Last but by no means least on this rundown is the fantastic Austin Beer Garden Brewery. Man, this place is class. As the above (booze-shaken) picture shows, there’s a cool little onsite brewery in an old hangar pretty close to downtown Austin.
These guys really did brew the most complete, all-round-quality range of beers I’ve tasted from a brewpub in a long time. From lagers to stouts, via pale ales and IPAs, these guys nailed it. Their Hell Yes Helles (groan!) was fab: light in body, slight honey creaminess to the pale pale malt with a hint of lightly spicy hop character, it went down an absolute treat outside in the baking sun. The beer that really did blow my mind, though, was their house 5.5% ABV pale ale, Day Trip. A hazy light golden pour with a lovely white head. Gorgeous mango and lychee aroma – some pineapple and sweet mandarin orange too. Heady tropical fruits throughout. The taste is ever so juicy too: such a fresh hop whack of juicy Citra and dank Amarillo. Lots of mango and more bitter orange linger. Very clean and crisp malt backing – a touch of light digestive biscuit in there to give a little balance. Solid pine-tinged bitterness to finish, but nothing too resinous or sticky. This was truly first class. One of those brews you could quite happily sink forever more. Good job, ABGB.

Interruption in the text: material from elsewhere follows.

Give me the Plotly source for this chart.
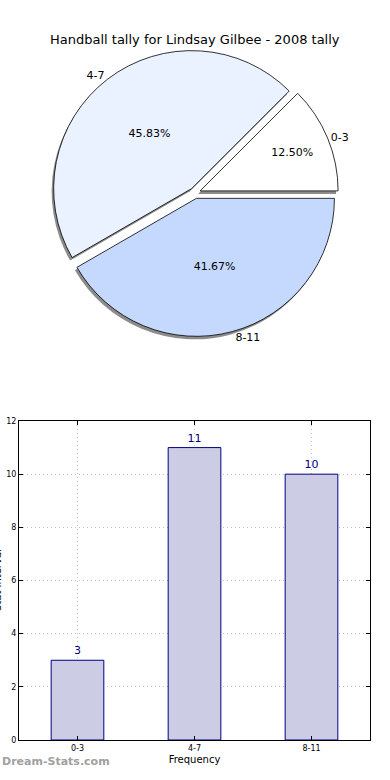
import plotly.graph_objects as go

title_text = "Handball tally for Lindsay Gilbee - 2008 tally"
categories = ["0-3", "4-7", "8-11"]
counts = [3, 11, 10]
pie_colors = ["#FFFFFF", "#EAF1FF", "#C5D9FF"]
y_ticks = [0, 2, 4, 6, 8, 10, 12]

W, H = 390, 780
FONT = "DejaVu Sans"

def px_x(p):
    return p / W

def px_y(p):
    return 1 - p / H

# pie geometry (pixels)
cx, cy, rad = 195, 193, 138
pull = 0.04
half = rad * (1 + pull)
dom_x = [px_x(cx - half), px_x(cx + half)]
dom_y = [px_y(cy + half), px_y(cy - half)]
sx, sy = -2, 3
shadow_x = [px_x(cx - half + sx), px_x(cx + half + sx)]
shadow_y = [px_y(cy + half + sy), px_y(cy - half + sy)]

fig = go.Figure()

pie_common = dict(labels=categories, values=counts, sort=False,
                  direction="counterclockwise", rotation=45, pull=[pull] * 3)

# shadow
fig.add_trace(go.Pie(
    **pie_common, domain=dict(x=shadow_x, y=shadow_y),
    marker=dict(colors=["#8c8c8c"] * 3, line=dict(color="#8c8c8c", width=0)),
    textinfo="none", hoverinfo="skip", showlegend=False,
))
# main pie with percentages
fig.add_trace(go.Pie(
    **pie_common, domain=dict(x=dom_x, y=dom_y),
    marker=dict(colors=pie_colors, line=dict(color="#000000", width=0.8)),
    texttemplate="%{percent:.2%}", textposition="inside", insidetextorientation="horizontal",
    textfont=dict(family=FONT, size=11, color="#000000"), showlegend=False,
))
# labels outside
fig.add_trace(go.Pie(
    **pie_common, domain=dict(x=dom_x, y=dom_y),
    marker=dict(colors=["rgba(0,0,0,0)"] * 3, line=dict(width=0)),
    texttemplate="%{label}", textposition="outside",
    textfont=dict(family=FONT, size=11, color="#000000"), showlegend=False,
    hoverinfo="skip",
))

# bar chart
fig.add_trace(go.Bar(
    x=categories, y=counts, width=0.45, text=[str(c) for c in counts],
    textposition="outside", textfont=dict(family=FONT, size=11, color="#000080"),
    marker=dict(color="#CCCDE5", line=dict(color="#000080", width=1)),
    cliponaxis=False, showlegend=False, xaxis="x", yaxis="y",
))

axis_common = dict(showline=True, linecolor="#000000", linewidth=1, mirror="ticks",
                   ticks="inside", ticklen=4, tickcolor="#000000",
                   showgrid=True, gridcolor="#c0c0c0", griddash="1px,3px", gridwidth=1,
                   zeroline=False, tickfont=dict(family=FONT, size=8, color="#000000"))

fig.update_layout(
    width=W, height=H, margin=dict(l=0, r=0, t=0, b=0),
    paper_bgcolor="#FFFFFF", plot_bgcolor="#FFFFFF",
    font=dict(family=FONT),
    xaxis=dict(domain=[px_x(19), px_x(370)], range=[-0.5, 2.5], anchor="y",
               automargin=False,
               title=dict(text="Frequency", font=dict(family=FONT, size=10, color="#000000"), standoff=4),
               **axis_common),
    yaxis=dict(domain=[px_y(740), px_y(421)], range=[0, 12], tickvals=y_ticks, anchor="x",
               automargin=False, **axis_common),
    annotations=[
        dict(text=title_text, x=0.5, y=px_y(30), xref="paper", yref="paper",
             showarrow=False, font=dict(family=FONT, size=13, color="#000000")),
        dict(text="Stat Interval", x=px_x(-3), y=px_y(580), xref="paper", yref="paper",
             xanchor="center", yanchor="middle",
             textangle=-90, showarrow=False, font=dict(family=FONT, size=10, color="#000000")),
        dict(text="<b>Dream-Stats.com</b>", x=px_x(0), y=px_y(770), xref="paper", yref="paper",
             xanchor="left", showarrow=False, font=dict(family=FONT, size=11, color="#a0a0a0")),
    ],
)

fig.write_html("out.html", config={"displayModeBar": False},
               post_script="document.body.style.margin='0';document.body.style.overflow='hidden';")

So there we go, a round up of my beer experience in Austin, Texas. A couple more places didn’t get enough of a look-in for me to consider them, but believe me – there’s plenty more choice out there. This list is by no means comprehensive and can no doubt be supplemented by the wonderful folks I met at the Austin Zealots homebrew club – such a great local beer crowd down there, who are more than open to welcoming visitors with open arms and chatting shit about beer; hit them up if you’re in town.